It’s being described as a monumental step in the right direction.
That’s the sentiment from Chief Jack Rayne of Big River First Nation at the launch of a new app that speaks to mental health in the language of First Nations communities.
Rayne says that Indigenous communities are moving ahead with securing the help that they need.
“First Nations communities are historically and disproportionately affected by trauma, depression,
suicide and substance use and our families are no longer prepared to wait.”
The Big River First Nation, Federation of Sovereign Indigenous Nations (FSIN), Saskatchewan First Nations Veterans Association (SFNVA), and Indigenous Services Canada are all on board. Indigenous Services Canada gave the FSIN $125,000 to pilot the app in several communities, according to a department spokesperson. Since April 2021, the app has been in use in some 15 communities.

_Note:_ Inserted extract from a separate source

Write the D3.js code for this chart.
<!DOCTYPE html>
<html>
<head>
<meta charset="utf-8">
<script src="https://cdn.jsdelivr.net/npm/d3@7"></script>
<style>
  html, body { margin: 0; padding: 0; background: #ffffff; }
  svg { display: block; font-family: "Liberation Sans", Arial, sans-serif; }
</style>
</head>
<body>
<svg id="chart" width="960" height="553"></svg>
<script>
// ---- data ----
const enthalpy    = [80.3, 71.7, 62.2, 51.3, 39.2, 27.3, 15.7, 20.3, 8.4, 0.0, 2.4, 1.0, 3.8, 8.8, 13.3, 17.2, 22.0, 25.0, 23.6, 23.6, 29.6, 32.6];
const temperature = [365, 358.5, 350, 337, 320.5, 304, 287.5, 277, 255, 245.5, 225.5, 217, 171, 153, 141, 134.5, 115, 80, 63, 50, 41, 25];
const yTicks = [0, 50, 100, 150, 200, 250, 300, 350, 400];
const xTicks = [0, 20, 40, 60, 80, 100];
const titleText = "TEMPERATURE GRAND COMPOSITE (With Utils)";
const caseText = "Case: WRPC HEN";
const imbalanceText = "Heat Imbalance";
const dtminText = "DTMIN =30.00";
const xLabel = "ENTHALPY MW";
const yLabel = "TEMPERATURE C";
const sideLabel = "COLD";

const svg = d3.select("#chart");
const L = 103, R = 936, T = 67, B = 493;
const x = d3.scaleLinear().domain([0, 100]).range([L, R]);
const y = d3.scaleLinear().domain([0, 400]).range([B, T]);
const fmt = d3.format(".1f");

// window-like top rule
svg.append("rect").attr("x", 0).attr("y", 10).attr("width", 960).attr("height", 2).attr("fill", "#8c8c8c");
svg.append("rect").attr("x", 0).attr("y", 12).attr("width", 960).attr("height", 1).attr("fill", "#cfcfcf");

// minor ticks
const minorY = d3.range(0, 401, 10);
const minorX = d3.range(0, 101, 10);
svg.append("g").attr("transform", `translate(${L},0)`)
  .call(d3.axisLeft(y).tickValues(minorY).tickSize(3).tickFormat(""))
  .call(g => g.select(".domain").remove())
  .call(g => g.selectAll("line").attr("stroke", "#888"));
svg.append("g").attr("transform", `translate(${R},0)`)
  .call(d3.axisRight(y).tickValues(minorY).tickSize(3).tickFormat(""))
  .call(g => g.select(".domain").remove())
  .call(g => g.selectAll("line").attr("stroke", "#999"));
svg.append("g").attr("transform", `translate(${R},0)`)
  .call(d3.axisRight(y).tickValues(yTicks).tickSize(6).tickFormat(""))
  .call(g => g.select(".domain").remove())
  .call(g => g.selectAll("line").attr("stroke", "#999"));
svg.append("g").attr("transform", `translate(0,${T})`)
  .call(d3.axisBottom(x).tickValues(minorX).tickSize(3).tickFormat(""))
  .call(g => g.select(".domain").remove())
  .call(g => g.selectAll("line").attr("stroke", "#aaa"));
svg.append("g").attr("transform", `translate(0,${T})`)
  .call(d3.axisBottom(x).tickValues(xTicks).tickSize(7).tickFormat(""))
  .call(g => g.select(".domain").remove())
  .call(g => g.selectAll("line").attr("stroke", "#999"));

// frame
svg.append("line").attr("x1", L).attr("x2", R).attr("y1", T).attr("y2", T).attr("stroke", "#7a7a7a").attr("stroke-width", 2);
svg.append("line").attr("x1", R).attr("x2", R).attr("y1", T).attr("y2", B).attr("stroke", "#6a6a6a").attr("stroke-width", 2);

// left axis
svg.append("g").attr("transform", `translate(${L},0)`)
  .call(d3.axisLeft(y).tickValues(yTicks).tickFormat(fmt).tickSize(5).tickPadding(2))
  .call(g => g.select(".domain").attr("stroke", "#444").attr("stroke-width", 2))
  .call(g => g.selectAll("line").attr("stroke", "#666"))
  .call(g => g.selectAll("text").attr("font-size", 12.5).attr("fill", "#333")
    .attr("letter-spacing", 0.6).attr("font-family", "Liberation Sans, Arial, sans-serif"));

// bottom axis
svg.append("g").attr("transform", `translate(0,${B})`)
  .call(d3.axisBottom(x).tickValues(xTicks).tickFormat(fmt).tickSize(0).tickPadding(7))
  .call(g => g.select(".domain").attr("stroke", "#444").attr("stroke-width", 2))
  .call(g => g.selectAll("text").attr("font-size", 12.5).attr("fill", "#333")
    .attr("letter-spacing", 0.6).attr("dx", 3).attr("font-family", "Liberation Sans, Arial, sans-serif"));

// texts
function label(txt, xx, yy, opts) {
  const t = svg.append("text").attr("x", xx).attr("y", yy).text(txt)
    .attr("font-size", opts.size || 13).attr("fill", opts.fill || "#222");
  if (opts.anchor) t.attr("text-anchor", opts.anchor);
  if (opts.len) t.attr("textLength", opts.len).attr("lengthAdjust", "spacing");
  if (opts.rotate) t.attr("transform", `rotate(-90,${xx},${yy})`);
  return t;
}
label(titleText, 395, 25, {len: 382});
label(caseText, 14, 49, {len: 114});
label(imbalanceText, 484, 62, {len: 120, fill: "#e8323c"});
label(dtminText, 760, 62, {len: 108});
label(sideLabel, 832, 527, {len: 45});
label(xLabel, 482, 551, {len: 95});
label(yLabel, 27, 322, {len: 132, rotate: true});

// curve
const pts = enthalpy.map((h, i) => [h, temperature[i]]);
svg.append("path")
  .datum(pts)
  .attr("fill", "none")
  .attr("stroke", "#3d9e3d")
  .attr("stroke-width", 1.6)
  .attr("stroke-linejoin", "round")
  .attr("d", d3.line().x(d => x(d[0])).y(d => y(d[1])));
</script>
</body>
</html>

TryCycle Data Systems is the technology company that has spearheaded the development of the app. CEO John MacBeth details the work of the last 12 years, describing it as “an amazing journey'” where they visited communities in five provinces, three territories and four American states.
MacBeth recognizes that for thousands of years, Indigenous people have been health and technology innovators.
“Western medicine has a lot to learn from Indigenous people. We are very grateful for the chance to work among these incredible communities, so we can all benefit from the old and the new ways. We are thrilled with this ambitious vision to re-imagine the relationship between traditional healing and modern methods.”
The new app is available in Cree and English with the scope to add more languages in the future. Saskatchewan First Nations Veteran Association Grand Chief Steven Ross is in support of the app’s usage saying that many of their members are dealing with PTSD as post-war or Indian residential school survivors.
“This project allows our participating veterans with PTSD issues, who want to reach out for help to have the assistance they need at their fingertips.”
FSIN Vice-Chief Heather Bear, who also heads the Saskatchewan First Nations Women’s Commission addressed the benefit that she sees the app will make, especially where resources are hard to access in remote areas.
“I live in my own nation in Ochapowace and not being able to have those resources at our fingertips is challenging. We still continue the struggles, the isolation, especially with addictions. I think this tool is really going to help to support the holistic healing.”
TryCycle CEO MacBeth senses the significance of a First Nations-led development that assists in the health and wellness of people in their own language.
“You cannot have culture without language, you cannot have language without culture. Being able to provide this in a culturally sensitive way is paramount to any type of future success.”
The app is available in the Apple store and Google Play, however, users need to be enrolled with a referral from a healthcare professional.